Originally opened in 1916, Le Petit Theatre was one of the oldest continuously running community theaters in the nation when it canceled its season and closed in November 2010. An accumulation of debts from old renovations, Hurricane Katrina damage and annual deficits put the theater in a dangerous financial position. In March 2009, Le Petit's board fired its five staff members and turned over management to the Solomon Group. A year and a half later and with $700,000 owed to creditors, it suspended operations.

  Eventually, the board decided to sell the corner side of the building catercorner to Jackson Square. Several offers were made, but the board settled on the sale of 60 percent of its space to Dickie Brennan & Co. for $3 million. Many longtime patrons objected to the sale. Some were concerned that the restaurant would compromise the theater; others preferred deals that did not involve giving up the corner space.
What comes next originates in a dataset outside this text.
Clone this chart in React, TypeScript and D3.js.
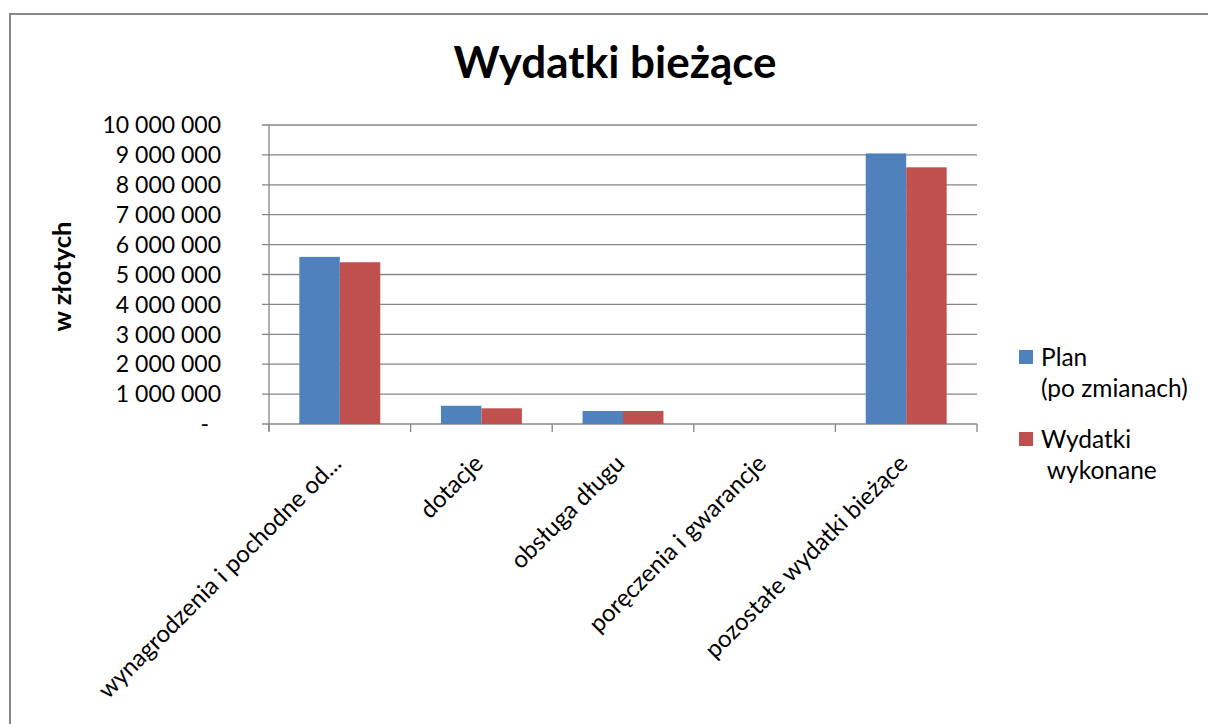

The Brennan deal allowed the theater to retire its debt, pay for new renovations and create a $500,000 endowment, Worley says.

  The board rewrote its bylaws and articles of incorporation, making it solely accountable for managing the theater. The board also created subcommittees to guide development, finances and production.
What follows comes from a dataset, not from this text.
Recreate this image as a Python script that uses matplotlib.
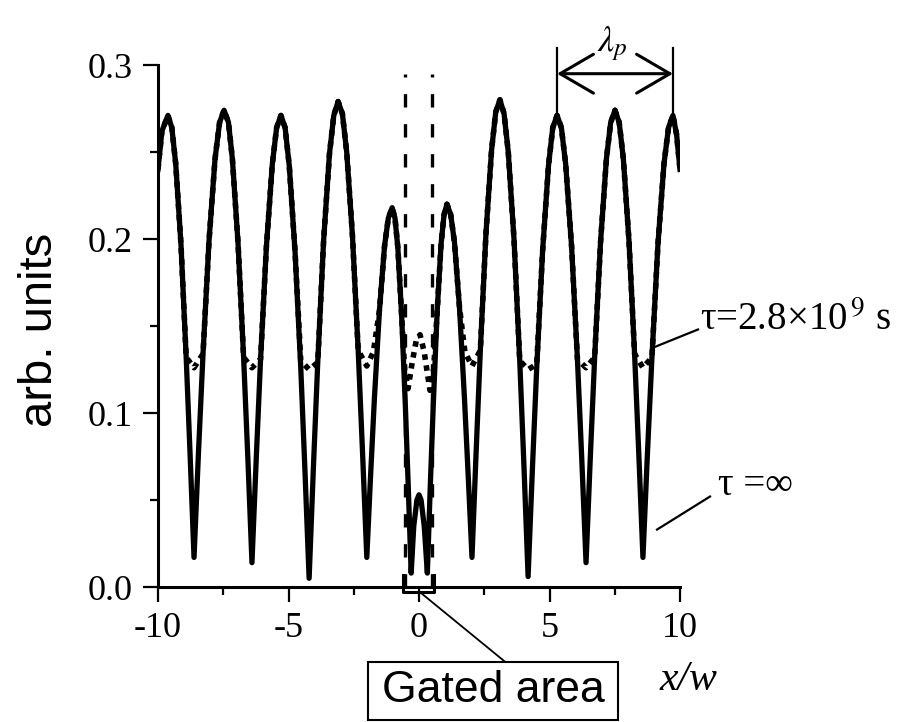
import matplotlib
matplotlib.use("Agg")
import matplotlib.pyplot as plt
from matplotlib.patches import Rectangle

# tau = infinity (solid curve)
tau_inf_x = [-10.0, -9.85, -9.62, -9.47, -9.32, -9.12, -8.92, -8.77, -8.62,
             -8.45, -8.275, -8.045, -7.815, -7.64, -7.47, -7.30, -7.15, -6.935, -6.72, -6.56, -6.40,
             -6.235, -6.07, -5.845, -5.62, -5.455, -5.29, -5.13, -4.97, -4.75, -4.53, -4.37, -4.21,
             -4.045, -3.88, -3.655, -3.43, -3.265, -3.10, -2.935, -2.77, -2.55, -2.33, -2.165, -2.00,
             -1.855, -1.71, -1.515, -1.32, -1.175, -1.03, -0.92, -0.81, -0.665, -0.52, -0.41, -0.30,
             -0.20, -0.08, 0.0, 0.08, 0.20, 0.32,
             0.43, 0.545, 0.695, 0.845, 0.96, 1.07, 1.215, 1.36, 1.55, 1.74, 1.885, 2.03,
             2.19, 2.35, 2.565, 2.78, 2.94, 3.10, 3.26, 3.42, 3.64, 3.86, 4.02, 4.18,
             4.345, 4.51, 4.735, 4.96, 5.125, 5.29, 5.455, 5.62, 5.845, 6.07, 6.235, 6.40,
             6.565, 6.73, 6.955, 7.18, 7.345, 7.51, 7.67, 7.83, 8.045, 8.26, 8.42, 8.58,
             8.75, 8.925, 9.155, 9.385, 9.56, 9.73, 9.87, 10.0]
tau_inf_y = [0.240, 0.262, 0.271, 0.264, 0.243, 0.197, 0.132, 0.076, 0.017,
             0.077, 0.134, 0.199, 0.246, 0.267, 0.274, 0.267, 0.246, 0.198, 0.132, 0.075, 0.014,
             0.074, 0.131, 0.196, 0.243, 0.264, 0.271, 0.264, 0.242, 0.193, 0.126, 0.067, 0.005,
             0.069, 0.129, 0.199, 0.249, 0.271, 0.279, 0.272, 0.250, 0.202, 0.136, 0.078, 0.017,
             0.064, 0.108, 0.159, 0.196, 0.212, 0.218, 0.212, 0.195, 0.156, 0.103, 0.057, 0.008,
             0.035, 0.050, 0.053, 0.050, 0.035, 0.008,
             0.057, 0.104, 0.158, 0.197, 0.214, 0.220, 0.214, 0.198, 0.161, 0.109, 0.064, 0.017,
             0.078, 0.136, 0.203, 0.251, 0.273, 0.280, 0.272, 0.250, 0.200, 0.130, 0.070, 0.006,
             0.068, 0.126, 0.193, 0.242, 0.264, 0.271, 0.264, 0.243, 0.196, 0.131, 0.074, 0.014,
             0.075, 0.132, 0.198, 0.246, 0.267, 0.274, 0.267, 0.246, 0.199, 0.134, 0.077, 0.017,
             0.076, 0.132, 0.197, 0.243, 0.264, 0.271, 0.260, 0.240]

# tau = 2.8e9 s (dotted curve)
tau_fin_x = [-10.0, -9.85, -9.62, -9.47, -9.32, -9.12, -8.92, -8.62,
             -8.275, -8.045, -7.815, -7.64, -7.47, -7.30, -7.15, -6.935, -6.72, -6.40,
             -6.07, -5.845, -5.62, -5.455, -5.29, -5.13, -4.97, -4.75, -4.53, -4.21,
             -3.88, -3.655, -3.43, -3.265, -3.10, -2.935, -2.77, -2.55, -2.33, -2.00,
             -1.75, -1.515, -1.32, -1.175, -1.03, -0.92, -0.81, -0.665, -0.55, -0.42,
             -0.25, -0.10, 0.04, 0.20, 0.42, 0.56,
             0.695, 0.845, 0.96, 1.07, 1.215, 1.36, 1.55, 1.76, 2.03,
             2.35, 2.565, 2.78, 2.94, 3.10, 3.26, 3.42, 3.64, 3.86, 4.18,
             4.51, 4.735, 4.96, 5.125, 5.29, 5.455, 5.62, 5.845, 6.07, 6.40,
             6.73, 6.955, 7.18, 7.345, 7.51, 7.67, 7.83, 8.045, 8.26, 8.58,
             8.925, 9.155, 9.385, 9.56, 9.73, 9.87, 10.0]
tau_fin_y = [0.240, 0.262, 0.271, 0.264, 0.243, 0.197, 0.132, 0.126,
             0.134, 0.199, 0.246, 0.267, 0.274, 0.267, 0.246, 0.198, 0.132, 0.126,
             0.131, 0.196, 0.243, 0.264, 0.271, 0.264, 0.242, 0.193, 0.130, 0.125,
             0.129, 0.199, 0.249, 0.271, 0.279, 0.272, 0.250, 0.202, 0.136, 0.127,
             0.135, 0.159, 0.196, 0.212, 0.218, 0.212, 0.195, 0.156, 0.125, 0.114,
             0.130, 0.142, 0.145, 0.135, 0.113, 0.125,
             0.158, 0.197, 0.214, 0.220, 0.214, 0.198, 0.161, 0.135, 0.127,
             0.136, 0.203, 0.251, 0.273, 0.280, 0.272, 0.250, 0.200, 0.130, 0.125,
             0.128, 0.193, 0.242, 0.264, 0.271, 0.264, 0.243, 0.196, 0.131, 0.126,
             0.132, 0.198, 0.246, 0.267, 0.274, 0.267, 0.246, 0.199, 0.134, 0.126,
             0.132, 0.197, 0.243, 0.264, 0.271, 0.260, 0.240]

gate_edges = [-0.55, 0.5]
lambda_ends = [5.29, 9.73]

x_ticks = [-10, -5, 0, 5, 10]
y_ticks = [0.0, 0.1, 0.2, 0.3]
y_ticklabels = ["0.0", "0.1", "0.2", "0.3"]

serif = ["Liberation Serif", "DejaVu Serif"]
plt.rcParams["mathtext.fontset"] = "stix"

fig = plt.figure(figsize=(9.23, 7.22), dpi=100)
ax = fig.add_axes([158 / 923, 1 - 587 / 722, (680 - 158) / 923, (587 - 65) / 722])

ax.plot(tau_inf_x, tau_inf_y, color="black", lw=3.8, solid_joinstyle="round")
ax.plot(tau_fin_x, tau_fin_y, color="black", lw=4.0, linestyle=(0, (1, 1.0)))

# gated area
for g in gate_edges:
    ax.plot([g, g], [0.0, 0.295], color="black", lw=2.4, dashes=(4.0, 5.0))
ax.plot([-0.62, -0.62, 0.57, 0.57], [0.007, -0.003, -0.003, 0.007], color="black", lw=2.2, clip_on=False)
ax.plot([0.04, 3.3], [-0.003, -0.043], color="black", lw=1.3, clip_on=False)

# lambda_p marker
for lx in lambda_ends:
    ax.plot([lx, lx], [0.273, 0.310], color="black", lw=1.6, clip_on=False)
ax.annotate("", xy=(lambda_ends[0], 0.295), xytext=(lambda_ends[1], 0.295),
            arrowprops=dict(arrowstyle="<->,head_length=1.2,head_width=0.7", lw=2.2,
                            color="black", shrinkA=0, shrinkB=0, mutation_scale=20),
            annotation_clip=False)
ax.text(7.43, 0.3125, r"$\lambda_p$", fontsize=26, ha="center", va="center")

# curve labels
ax.plot([9.04, 10.69], [0.138, 0.148], color="black", lw=1.6, clip_on=False)
ax.text(10.75, 0.148, "τ=2.8×10$^{\\,9}$ s", family=serif, fontsize=28, ha="left", va="baseline")
ax.plot([9.12, 11.15], [0.033, 0.052], color="black", lw=1.6, clip_on=False)
ax.text(11.46, 0.053, "τ =∞", family=serif, fontsize=28, ha="left", va="baseline")

ax.set_xlim(-10, 10)
ax.set_ylim(0, 0.3)
for s in ["top", "right"]:
    ax.spines[s].set_visible(False)
for s in ["left", "bottom"]:
    ax.spines[s].set_linewidth(2.2)

ax.set_xticks(x_ticks)
ax.set_xticklabels([str(t) for t in x_ticks])
ax.set_yticks(y_ticks)
ax.set_yticklabels(y_ticklabels)
ax.set_xticks([-7.5, -2.5, 2.5, 7.5], minor=True)
ax.set_yticks([0.05, 0.15, 0.25], minor=True)
ax.tick_params(which="major", direction="out", length=11, width=1.6, pad=7, labelsize=26)
ax.tick_params(which="minor", direction="out", length=6, width=1.6)
for lab in ax.get_xticklabels() + ax.get_yticklabels():
    lab.set_family(serif)

fig.text(40 / 923, 1 - 330 / 722, "arb. units", rotation=90, fontsize=34,
         family=["Liberation Sans", "DejaVu Sans"], ha="center", va="center")
fig.text(688 / 923, 1 - 680 / 722, "x/w", fontsize=30, family=serif, style="italic",
         ha="center", va="center")

fig.patches.append(Rectangle((368 / 923, 2 / 722), 250 / 923, 58 / 722, transform=fig.transFigure,
                             fill=False, lw=1.5, edgecolor="black"))
fig.text(493 / 923, 1 - 702 / 722, "Gated area", fontsize=32,
         family=["Liberation Sans", "DejaVu Sans"], ha="center", va="baseline")

fig.savefig("out.png", dpi=100)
  Splitting the building has not affected the auditorium. The 368 seats are the same as before the sale. Renovations include new carpet, new light and sound boards and installation of permanent wheelchair-accessible seating.

  The front of the house is altered. The lobby (now named for the law firm Jones Walker, which contributed 200 hours of legal work during the sale) has an entrance directly from the street. The former lobby is now used by Tableau, and the courtyard is shared. An additional staircase to the balcony seats was added on one side of the theater. The balcony also will have direct access to a room at Tableau that will provide bar service during show intermissions.
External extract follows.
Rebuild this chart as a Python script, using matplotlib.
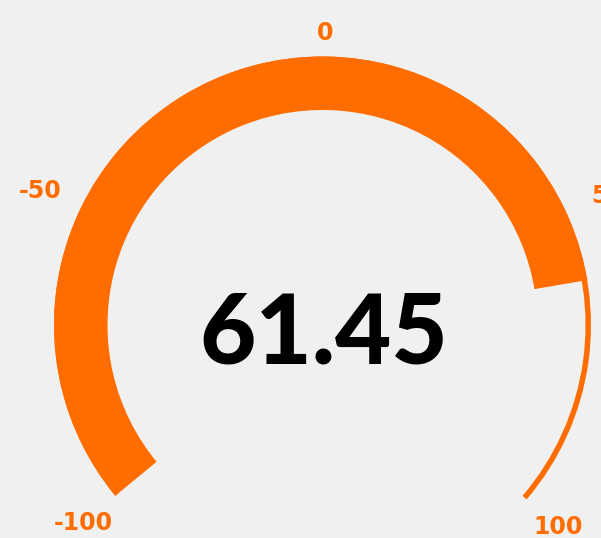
import matplotlib
matplotlib.use('Agg')
import matplotlib.pyplot as plt
from matplotlib.patches import Wedge
import numpy as np

# ---- data ----
axis_min = -100
axis_max = 100
tick_values = [-100, -50, 0, 50, 100]
tick_labels = ['-100', '-50', '0', '50', '100']
gauge_value = 61.45
detail_text = f"{gauge_value:.2f}"

# ---- style / layout ----
W, H = 601, 538
BG = '#F0F0F0'
ORANGE = '#FF6D00'
START_ANGLE = 219.5
END_ANGLE = -40.5
CX, CY = 322.5, H - 325
R_OUT = 268.5
BAR_WIDTH = 53.5
LINE_WIDTH = 5.5
LABEL_R0 = 293
LABEL_R_SIDE = 22


def val2ang(v):
    f = (v - axis_min) / (axis_max - axis_min)
    return START_ANGLE + f * (END_ANGLE - START_ANGLE)


fig = plt.figure(figsize=(W / 100, H / 100), dpi=100, facecolor=BG)
ax = fig.add_axes([0, 0, 1, 1])
ax.set_xlim(0, W)
ax.set_ylim(0, H)
ax.set_aspect('equal')
ax.axis('off')
ax.set_facecolor(BG)

# thin axis line (full range)
ax.add_patch(Wedge((CX, CY), R_OUT, val2ang(axis_max), val2ang(axis_min),
                   width=LINE_WIDTH, facecolor=ORANGE, edgecolor='none'))
# progress bar
ax.add_patch(Wedge((CX, CY), R_OUT, val2ang(gauge_value), val2ang(axis_min),
                   width=BAR_WIDTH, facecolor=ORANGE, edgecolor='none'))

# tick labels
for v, lab in zip(tick_values, tick_labels):
    a = np.deg2rad(val2ang(v))
    rho = LABEL_R0 + LABEL_R_SIDE * abs(np.cos(a))
    x = CX + rho * np.cos(a)
    y = CY + rho * np.sin(a)
    ax.text(x, y - 8, lab, ha='center', va='baseline', fontsize=17,
            fontweight='bold', color=ORANGE, family=['DejaVu Sans'])

# detail value
ax.text(CX + 1.5, CY - 38, detail_text, ha='center', va='baseline',
        fontsize=70, fontweight='black', color='black',
        family=['Lato', 'DejaVu Sans'])

fig.savefig('out.png', dpi=100, facecolor=BG)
  Backstage spaces have changed considerably. Dressing rooms used to be on the third floor in an area now used as a private dining room at Tableau. Le Petit built new men's and women's dressing rooms on its side of the complex and added office space. Renovations to the orchestra pit will allow use of the space for educational programs during the day. Le Petit gave up a large amount of mostly unused space in the backstage wing on the Chartres Street side.

click to enlarge Tableau and Le Petit 
share a courtyard. - PHOTO BY CHERYL GERBER
  • Photo by Cheryl Gerber
  • Tableau and Le Petit share a courtyard.

  "We had a green room the size of a football field," Batt says. "No one has that. That has saved the theater — the sale of that green room and the offices. We didn't need it. All that space wasn't being used. ... We (still) have more backstage space than the New York Theatre Workshop. We, technically, are an off-Broadway-size house. We have 365 seats. The New York Theatre Workshop gave us Rent, Once, which is on Broadway now, Peter and the Starcatcher. We just have to be creative ...

  "You can do so much with so little," Batt adds. "The original Angels in America was done in a black box theater with no set. Just lighting and costumes and the brilliant words. If it's done well, you don't need hydraulics and hundreds of thousands of dollars in costumes."

  Keeping costs in line is a major focus as the theater resumes operations. In the past, the jobs of artistic director and theater manager were consolidated in one position, Batt says.

  "I am an artist," he says. "I know I will spend too much to make something look great — even if I have to write too many checks. Someone has to say, 'No.' That's why the checkbook is on the business side."

  The theater never had an endowment before, and fundraising is an ongoing effort. There isn't a capital campaign in place, but Worley is fundraising for specific events and programs. She found funding for educational programs with Good Shepherd School and Joseph S. Clark Preparatory High School. She says the theater also wants to partner with local nonprofits on some shows and programs.

  The theater hasn't begun to sell individual tickets for shows yet, but Worley says the number of season subscriptions is double what they were when the theater closed. Marketing outreach, however, has not reached far beyond announcing the plays in the season.

  Community engagement is a new focus for Worley and the board. New board president Bruce Hoefer is a former chairman of the board of Cafe Reconcile, the nonprofit restaurant industry training program for at-risk youth. He's also on the board of Good Shepherd School, and he's pushed the theater to reach out to area schools, including Joseph S. Clark, McDonogh 35 and others. Worley has initiated connections with Dillard University's theater department and the University of New Orleans' theater administration department.

  "One of the main thrusts for me being on the board was community outreach," Hoefer says. "Because of my experience with Cafe Reconcile, and I'm on the board of Good Shepherd School, I wanted to make sure that our mission is not just to put on professional-level theater, not just to preserve the heritage, the tradition and the historic building, but also community outreach. We put this into our articles of incorporation, we want to give the underserved and at-risk boys and girls in the community exposure to the dramatic arts through theater education."

  Batt says seeing a production of Bye Bye Birdie got him excited about theater. Whether that turns into a career or a lifelong interest, it's good for a community theater.

  "The main missions of the theater are to produce great plays and musicals for the community, but also to educate a future audience," Batt says.